ーーたとえばクロネコヤマトのロゴやロゴに付されたエンブレムもパロディに利用する場合は、どうなりますか。

このような場合、著作権法も問題になるケースがあります。

丸や四角を組み合わせたシンプルなエンブレムなどであれば、著作権法は通常問題となりません。一方、たとえばクロネコヤマトのマークは、猫のイラストがシンボルマークになっています。このように動物などのイラストをエンブレムなどにしている場合、著作権法の保護が及ぶ可能性があります。

参考になる裁判例としては、ハードオフのロゴや、ピクトグラムの共通性を有する部分について著作物性が判断された事例があります。このケースでは、Tシャツなどのシンプルな描写(の共通する部分)について著作物性が否定されています。

ロゴやエンブレムなどについて、著作物性が肯定される場合は、著作権侵害の可能性も出てきます。そして、日本の著作権法はパロディを適法化する規定がなく、パロディに厳しい法律になっています。

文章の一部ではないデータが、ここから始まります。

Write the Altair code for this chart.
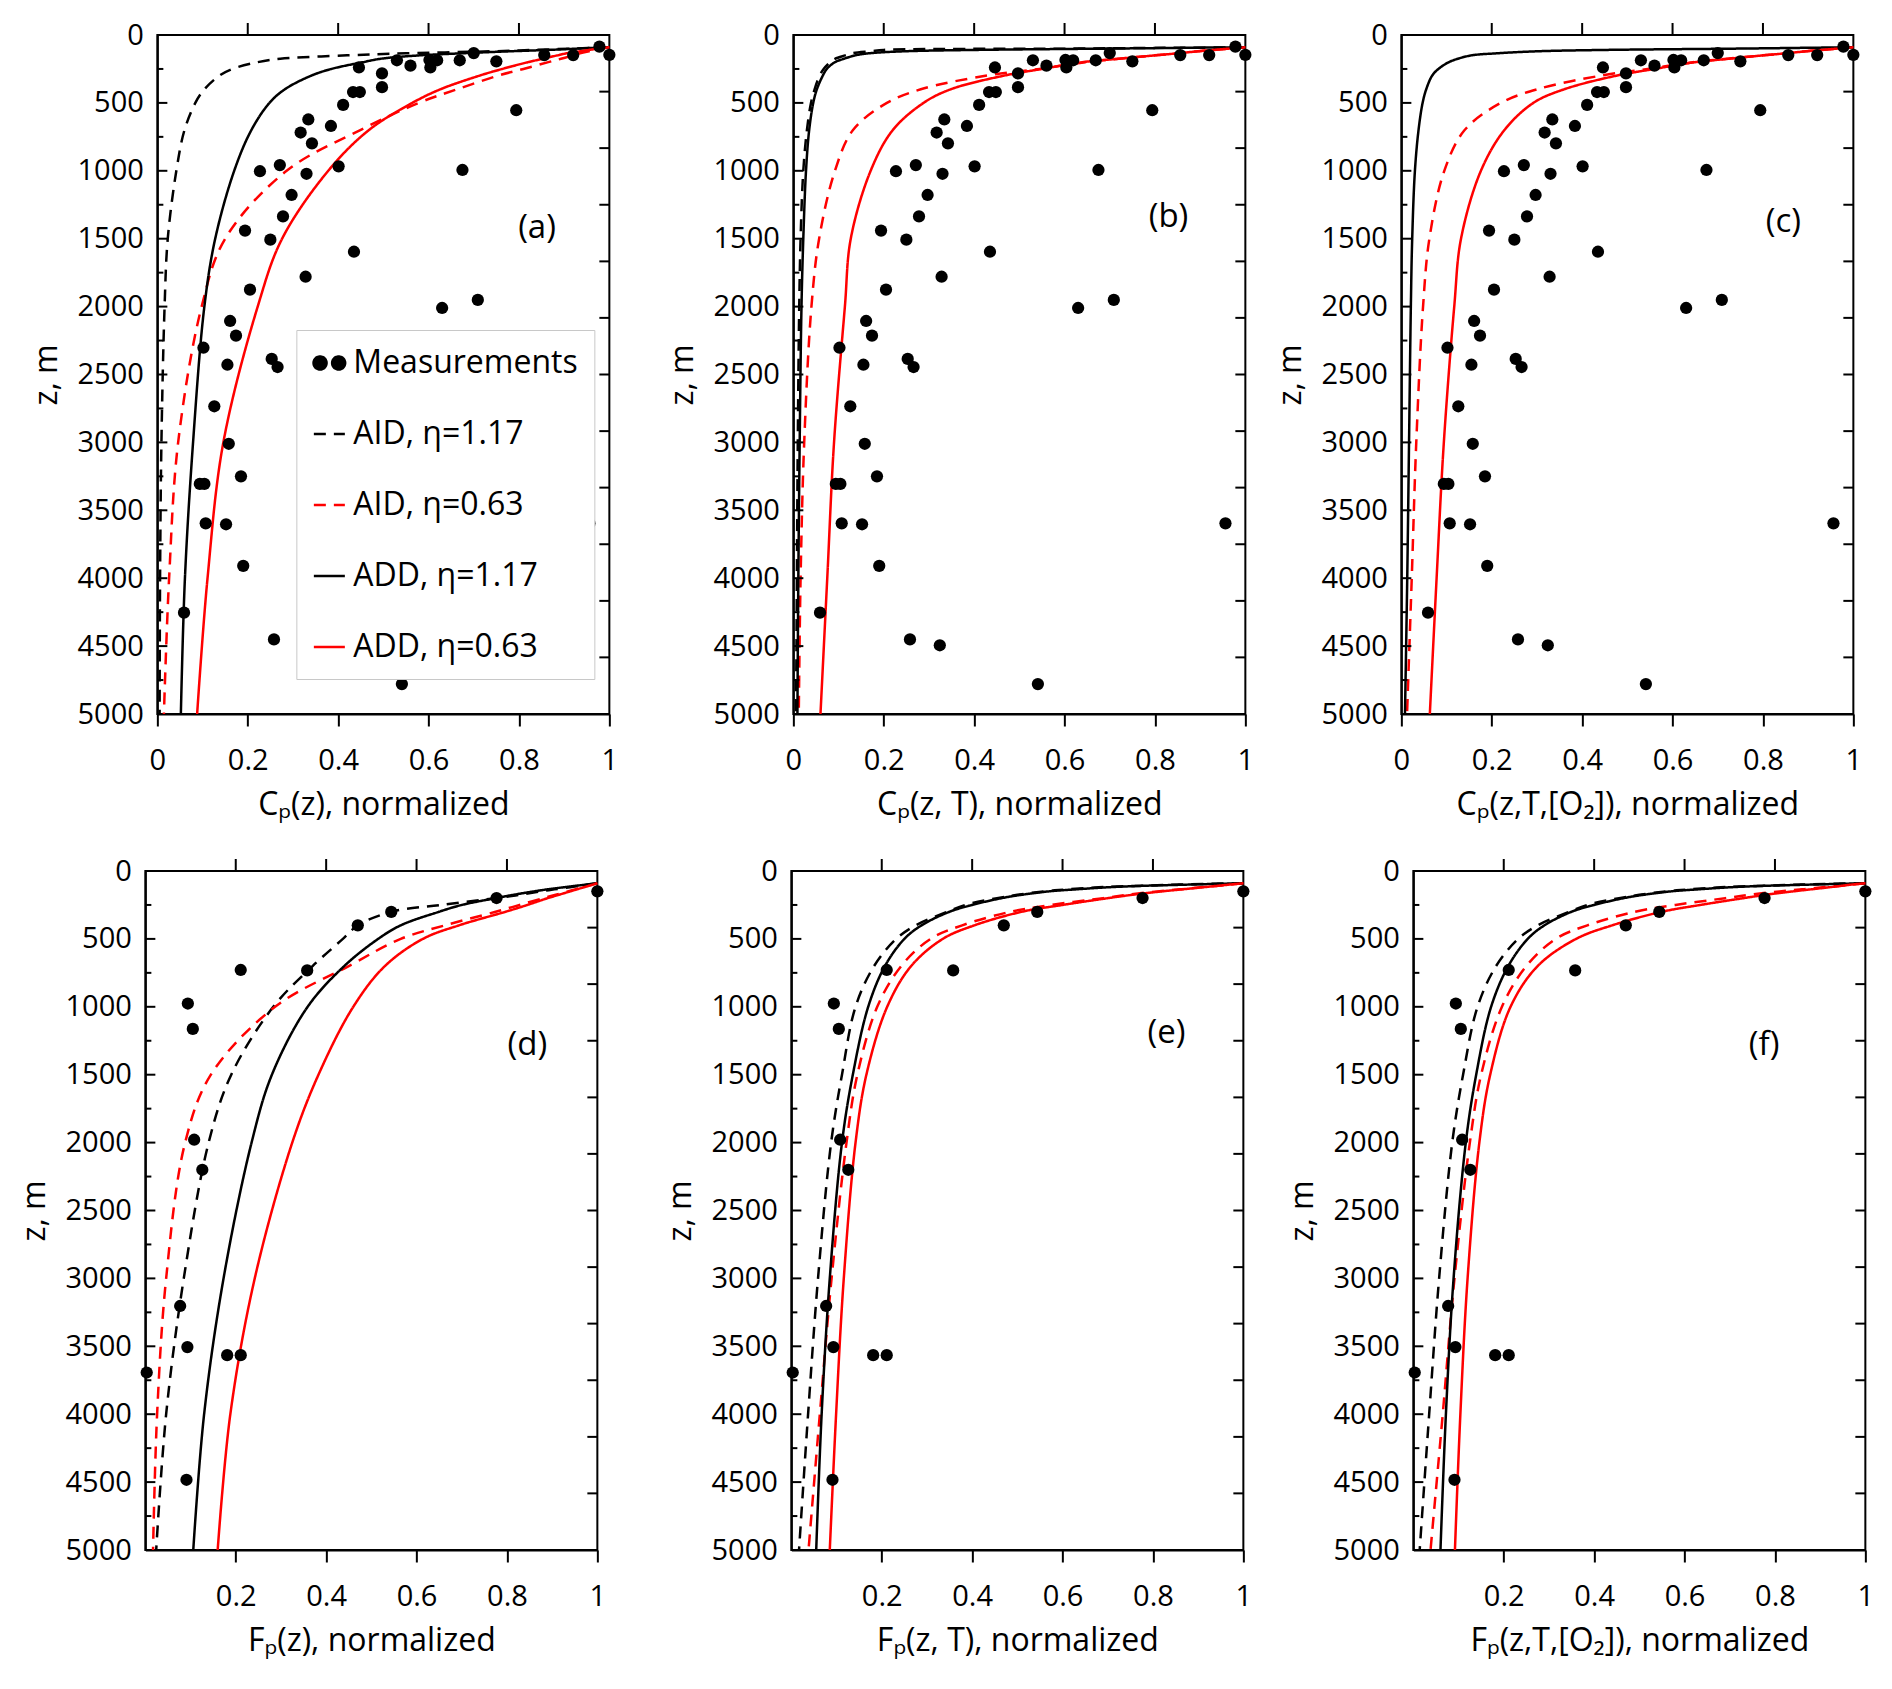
import altair as alt
import pandas as pd

FONT = "Open Sans"

# depth grid (m) shared by every model curve
Z = [90, 100, 110, 120, 135, 150, 175, 200, 250, 300, 400, 500, 700, 1000, 1500, 2000, 3000, 4000, 5000]

SERIES = ["Measurements", "AID, η=1.17", "AID, η=0.63", "ADD, η=1.17", "ADD, η=0.63"]
SERIES_COLORS = ["black", "black", "red", "black", "red"]
SERIES_DASH = [[1, 0], [12, 8], [12, 8], [1, 0], [1, 0]]

# (a) Cp(z)
A_AID_H = [1.0, 0.92, 0.83, 0.74, 0.55, 0.42, 0.272, 0.222, 0.166, 0.137, 0.104, 0.084, 0.060, 0.042, 0.023, 0.016, 0.009, 0.006, 0.005]
A_AID_L = [1.0, 0.985, 0.97, 0.955, 0.935, 0.92, 0.893, 0.865, 0.81, 0.753, 0.663, 0.578, 0.449, 0.286, 0.15, 0.098, 0.046, 0.026, 0.0145]
A_ADD_H = [1.0, 0.93, 0.865, 0.78, 0.673, 0.58, 0.494, 0.455, 0.385, 0.34, 0.282, 0.248, 0.208, 0.17, 0.128, 0.104, 0.079, 0.061, 0.052]
A_ADD_L = [1.0, 0.975, 0.955, 0.935, 0.905, 0.885, 0.853, 0.82, 0.763, 0.712, 0.626, 0.564, 0.468, 0.378, 0.276, 0.222, 0.146, 0.111, 0.088]

# (b) Cp(z, T)
B_AID_H = [1.0, 0.62, 0.2, 0.172, 0.13, 0.115, 0.092, 0.081, 0.067, 0.058, 0.047, 0.039, 0.03, 0.022, 0.016, 0.013, 0.0098, 0.0078, 0.006]
B_AID_L = [1.0, 0.965, 0.93, 0.895, 0.85, 0.80, 0.72, 0.645, 0.545, 0.425, 0.282, 0.207, 0.132, 0.092, 0.057, 0.040, 0.024, 0.016, 0.012]
B_ADD_H = [1.0, 0.7, 0.40, 0.245, 0.166, 0.137, 0.112, 0.092, 0.074, 0.065, 0.052, 0.044, 0.035, 0.028, 0.022, 0.018, 0.014, 0.011, 0.009]
B_ADD_L = [1.0, 0.965, 0.93, 0.895, 0.85, 0.80, 0.72, 0.64, 0.55, 0.465, 0.348, 0.288, 0.22, 0.171, 0.127, 0.114, 0.09, 0.075, 0.06]

# (c) Cp(z, T, [O2])
C_AID_L = [1.0, 0.965, 0.93, 0.895, 0.85, 0.80, 0.72, 0.645, 0.545, 0.44, 0.30, 0.22, 0.14, 0.095, 0.062, 0.048, 0.033, 0.023, 0.0126]
C_ADD_H = [1.0, 0.75, 0.45, 0.3, 0.21, 0.155, 0.125, 0.105, 0.082, 0.068, 0.055, 0.047, 0.038, 0.03, 0.024, 0.021, 0.017, 0.013, 0.008]
C_ADD_L = [1.0, 0.965, 0.93, 0.895, 0.85, 0.80, 0.725, 0.65, 0.56, 0.475, 0.36, 0.292, 0.228, 0.176, 0.132, 0.117, 0.094, 0.078, 0.063]

# (d) Fp(z)
D_AID_H = [1.0, 0.98, 0.96, 0.94, 0.905, 0.875, 0.83, 0.775, 0.655, 0.545, 0.47, 0.437, 0.37, 0.283, 0.19, 0.14, 0.085, 0.046, 0.024]
D_AID_L = [1.0, 0.989, 0.978, 0.967, 0.951, 0.935, 0.908, 0.88, 0.828, 0.775, 0.663, 0.565, 0.45, 0.287, 0.145, 0.088, 0.046, 0.026, 0.017]
D_ADD_H = [1.0, 0.975, 0.95, 0.925, 0.89, 0.86, 0.815, 0.775, 0.70, 0.65, 0.565, 0.515, 0.44, 0.359, 0.28, 0.235, 0.173, 0.13, 0.106]
D_ADD_L = [1.0, 0.99, 0.98, 0.97, 0.955, 0.94, 0.915, 0.89, 0.845, 0.797, 0.694, 0.614, 0.53, 0.46, 0.383, 0.325, 0.242, 0.188, 0.16]

# (e) Fp(z, T)
E_AID_H = [1.0, 0.86, 0.76, 0.68, 0.61, 0.56, 0.50, 0.455, 0.385, 0.345, 0.275, 0.232, 0.183, 0.142, 0.112, 0.088, 0.059, 0.037, 0.017]
E_AID_L = [1.0, 0.97, 0.94, 0.905, 0.86, 0.81, 0.745, 0.69, 0.575, 0.485, 0.378, 0.308, 0.243, 0.19, 0.146, 0.122, 0.089, 0.063, 0.038]
E_ADD_H = [1.0, 0.88, 0.77, 0.70, 0.63, 0.57, 0.51, 0.465, 0.40, 0.35, 0.288, 0.25, 0.207, 0.17, 0.136, 0.112, 0.085, 0.067, 0.055]
E_ADD_L = [1.0, 0.97, 0.94, 0.91, 0.865, 0.82, 0.755, 0.70, 0.60, 0.51, 0.405, 0.335, 0.265, 0.212, 0.166, 0.142, 0.116, 0.099, 0.085]

# (f) Fp(z, T, [O2])
F_AID_H = [1.0, 0.86, 0.76, 0.68, 0.61, 0.56, 0.50, 0.455, 0.385, 0.345, 0.275, 0.232, 0.183, 0.142, 0.11, 0.086, 0.057, 0.035, 0.014]
F_AID_L = [1.0, 0.97, 0.94, 0.905, 0.86, 0.81, 0.745, 0.69, 0.58, 0.49, 0.385, 0.315, 0.25, 0.196, 0.15, 0.125, 0.091, 0.065, 0.038]
F_ADD_H = [1.0, 0.88, 0.77, 0.70, 0.63, 0.57, 0.51, 0.465, 0.40, 0.35, 0.29, 0.253, 0.21, 0.172, 0.139, 0.116, 0.089, 0.072, 0.06]
F_ADD_L = [1.0, 0.97, 0.945, 0.92, 0.88, 0.84, 0.78, 0.73, 0.635, 0.55, 0.44, 0.36, 0.275, 0.215, 0.17, 0.146, 0.12, 0.104, 0.092]

# measurements, concentration panels (a)-(c)
CP_X = [0.978, 1.0, 0.856, 0.920, 0.700, 0.669, 0.750, 0.602, 0.619, 0.604, 0.560, 0.530, 0.446, 0.497,
        0.497, 0.433, 0.448, 0.411, 0.794, 0.334, 0.317, 0.384, 0.342, 0.271, 0.227, 0.330, 0.401, 0.675,
        0.297, 0.278, 0.194, 0.250, 0.435, 0.328, 0.205, 0.709, 0.630, 0.161, 0.174, 0.102, 0.253, 0.266,
        0.155, 0.126, 0.158, 0.185, 0.094, 0.104, 0.107, 0.152, 0.956, 0.190, 0.059, 0.258, 0.324, 0.541]
CP_Z = [86, 146, 148, 148, 133, 186, 194, 184, 186, 239, 226, 186, 239, 283,
        384, 420, 420, 515, 554, 622, 718, 670, 798, 958, 1003, 1022, 967, 994,
        1178, 1336, 1440, 1507, 1596, 1780, 1875, 1951, 2010, 2106, 2214, 2303, 2385, 2445,
        2428, 2734, 3010, 3250, 3306, 3306, 3596, 3603, 3596, 3909, 4254, 4451, 4494, 4780]

# measurements, flux panels (d)-(f)
FP_X = [1.0, 0.777, 0.544, 0.470, 0.358, 0.211, 0.094, 0.105, 0.108, 0.126, 0.077, 0.093, 0.181, 0.211, 0.003, 0.091]
FP_Z = [150, 199, 301, 400, 732, 729, 976, 1163, 1979, 2200, 3203, 3506, 3565, 3565, 3693, 4483]

Y_MAJOR = [0, 500, 1000, 1500, 2000, 2500, 3000, 3500, 4000, 4500, 5000]
Y_MINOR = [250, 750, 1250, 1750, 2250, 2750, 3250, 3750, 4250, 4750]
RIGHT_TICKS = [417, 833, 1250, 1667, 2083, 2500, 2917, 3333, 3750, 4167, 4583]
TOP_TICKS = [0.2, 0.4, 0.6, 0.8]
X_LABELS_TOP = [0, 0.2, 0.4, 0.6, 0.8, 1]
X_LABELS_BOTTOM = [0.2, 0.4, 0.6, 0.8, 1]

W, H = 452, 679

TWO_DOTS = ("M-1.02,0A0.42,0.42,0,1,0,-0.18,0A0.42,0.42,0,1,0,-1.02,0Z"
            "M0.18,0A0.42,0.42,0,1,0,1.02,0A0.42,0.42,0,1,0,0.18,0Z")
SERIES_SHAPES = [TWO_DOTS, "stroke", "stroke", "stroke", "stroke"]


def panel(tag, xtitle, curves, px, pz, label_at, xlabels, legend=False):
    rows = []
    for name, xs in curves.items():
        for z, x in zip(Z, xs):
            rows.append({"series": name, "z": z, "x": x})
    xs_ = alt.Scale(domain=[0, 1], nice=False, zero=False)
    ys_ = alt.Scale(domain=[0, 5000], reverse=True, nice=False, zero=False)
    cscale = alt.Scale(domain=SERIES, range=SERIES_COLORS)
    dscale = alt.Scale(domain=SERIES, range=SERIES_DASH)

    if legend:
        leg = alt.Legend(
            orient="none", legendX=139, legendY=295, title=None,
            labelFont=FONT, labelFontSize=32, labelColor="black", labelOffset=7, labelLimit=400,
            symbolSize=961, symbolStrokeWidth=2.5, symbolOpacity=1, symbolFillColor="black",
            rowPadding=38, padding=16,
            fillColor="white", strokeColor="#c8c8c8", zindex=1,
        )
    else:
        leg = None

    lines = alt.Chart(pd.DataFrame(rows)).mark_line(
        interpolate="catmull-rom", strokeWidth=2.5
    ).encode(
        x=alt.X("x:Q", scale=xs_, axis=alt.Axis(
            values=xlabels, format="~g", title=xtitle, tickSize=12,
            labelPadding=20, titlePadding=14)),
        y=alt.Y("z:Q", scale=ys_, axis=alt.Axis(
            values=Y_MAJOR, format="d", title="z, m", ticks=False,
            labelPadding=14, minExtent=78, maxExtent=78, titlePadding=16)),
        order="z:Q",
        color=alt.Color("series:N", scale=cscale, legend=leg),
        strokeDash=alt.StrokeDash("series:N", scale=dscale, legend=leg),
    )

    pts = alt.Chart(pd.DataFrame({"x": px, "z": pz})).mark_circle(
        size=150, color="black", opacity=1
    ).encode(x=alt.X("x:Q", scale=xs_), y=alt.Y("z:Q", scale=ys_))

    major = alt.Chart(pd.DataFrame({"z": Y_MAJOR[1:-1]})).mark_rule(
        color="black", strokeWidth=2
    ).encode(y=alt.Y("z:Q", scale=ys_), x=alt.value(0), x2=alt.value(10))
    minor = alt.Chart(pd.DataFrame({"z": Y_MINOR})).mark_rule(
        color="black", strokeWidth=2
    ).encode(y=alt.Y("z:Q", scale=ys_), x=alt.value(0), x2=alt.value(6))
    right = alt.Chart(pd.DataFrame({"z": RIGHT_TICKS})).mark_rule(
        color="black", strokeWidth=2
    ).encode(y=alt.Y("z:Q", scale=ys_), x=alt.value(W), x2=alt.value(W - 10))
    top = alt.Chart(pd.DataFrame({"x": TOP_TICKS})).mark_rule(
        color="black", strokeWidth=2
    ).encode(x=alt.X("x:Q", scale=xs_), y=alt.value(0), y2=alt.value(-12))

    lab = alt.Chart(pd.DataFrame({"x": [label_at[0]], "z": [label_at[1]], "t": [f"({tag})"]})).mark_text(
        font=FONT, fontSize=33, color="black", align="center", baseline="middle"
    ).encode(x=alt.X("x:Q", scale=xs_), y=alt.Y("z:Q", scale=ys_), text="t:N")

    layers = [lines, pts, major, minor, right, top, lab]

    if legend:
        # empty layer that only carries the legend scales (shape gives the two-dot key)
        key = alt.Chart(pd.DataFrame({"series": SERIES, "x": [0.5] * 5, "z": [0] * 5})).transform_filter(
            "false"
        ).mark_point(filled=False, fill="black").encode(
            x=alt.X("x:Q", scale=xs_),
            y=alt.Y("z:Q", scale=ys_),
            color=alt.Color("series:N", scale=cscale, legend=leg),
            strokeDash=alt.StrokeDash("series:N", scale=dscale, legend=leg),
            shape=alt.Shape("series:N", scale=alt.Scale(domain=SERIES, range=SERIES_SHAPES), legend=leg),
        )
        layers.insert(0, key)

    return alt.layer(*layers).properties(width=W, height=H)


pa = panel("a", "Cₚ(z), normalized",
           {"AID, η=1.17": A_AID_H, "AID, η=0.63": A_AID_L, "ADD, η=1.17": A_ADD_H, "ADD, η=0.63": A_ADD_L},
           CP_X, CP_Z, (0.84, 1420), X_LABELS_TOP, legend=True)
pb = panel("b", "Cₚ(z, T), normalized",
           {"AID, η=1.17": B_AID_H, "AID, η=0.63": B_AID_L, "ADD, η=1.17": B_ADD_H, "ADD, η=0.63": B_ADD_L},
           CP_X, CP_Z, (0.83, 1340), X_LABELS_TOP)
pc = panel("c", "Cₚ(z,T,[O₂]), normalized",
           {"AID, η=0.63": C_AID_L, "ADD, η=1.17": C_ADD_H, "ADD, η=0.63": C_ADD_L},
           CP_X, CP_Z, (0.845, 1380), X_LABELS_TOP)
pd_ = panel("d", "Fₚ(z), normalized",
            {"AID, η=1.17": D_AID_H, "AID, η=0.63": D_AID_L, "ADD, η=1.17": D_ADD_H, "ADD, η=0.63": D_ADD_L},
            FP_X, FP_Z, (0.845, 1280), X_LABELS_BOTTOM)
pe = panel("e", "Fₚ(z, T), normalized",
           {"AID, η=1.17": E_AID_H, "AID, η=0.63": E_AID_L, "ADD, η=1.17": E_ADD_H, "ADD, η=0.63": E_ADD_L},
           FP_X, FP_Z, (0.83, 1195), X_LABELS_BOTTOM)
pf = panel("f", "Fₚ(z,T,[O₂]), normalized",
           {"AID, η=1.17": F_AID_H, "AID, η=0.63": F_AID_L, "ADD, η=1.17": F_ADD_H, "ADD, η=0.63": F_ADD_L},
           FP_X, FP_Z, (0.776, 1280), X_LABELS_BOTTOM)

indep = dict(color="independent", strokeDash="independent", shape="independent")

top_row = alt.hconcat(
    pa, alt.hconcat(pb, pc, spacing=18).resolve_scale(**indep), spacing=46
).resolve_scale(**indep)
bottom_row = alt.hconcat(
    pd_, alt.hconcat(pe, pf, spacing=32).resolve_scale(**indep), spacing=56
).resolve_scale(**indep)

chart = alt.vconcat(top_row, bottom_row, spacing=35, center=True).resolve_scale(**indep).properties(
    padding={"left": 9, "top": 12, "right": 5, "bottom": 5}
).configure(font=FONT).configure_view(
    stroke="black", strokeWidth=2
).configure_axis(
    labelFont=FONT, labelFontSize=29, labelColor="black",
    titleFont=FONT, titleFontSize=32, titleFontWeight="normal", titleColor="black",
    domainColor="black", domainWidth=2, tickColor="black", tickWidth=2,
    grid=False, labelFlush=False, labelOverlap=False,
)

chart.save("out.html", embed_options={"renderer": "svg", "actions": False})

著作権の保護対象となるロゴやエンブレムなどについて、パロディに利用した場合、日本では違法となる可能性が高いので注意が必要です。

●日本はパロディに不寛容な一面も
ーー2016年には、パロディTシャツを販売していた店舗が摘発されたことが報じられました。しかし、今も街中や通販で気軽に買うことが可能となっています。なぜ、摘発される店、されない店があるのでしょうか。

複数の要因が関係していると思います。影響が大きいのは、パロディの悪質性や商業としての規模、そして権利者の意向などです。

特に影響が大きいのは、権利者の意向ではないでしょうか。つまり、権利者がパロディ商品を半ば慣習的に放任していることが、摘発に至らない最大の理由というケースも多いのではないかと思います。また、販売の規模が大きかったり、悪質性が高い場合は、権利者も放置できなくなる可能性も高まります。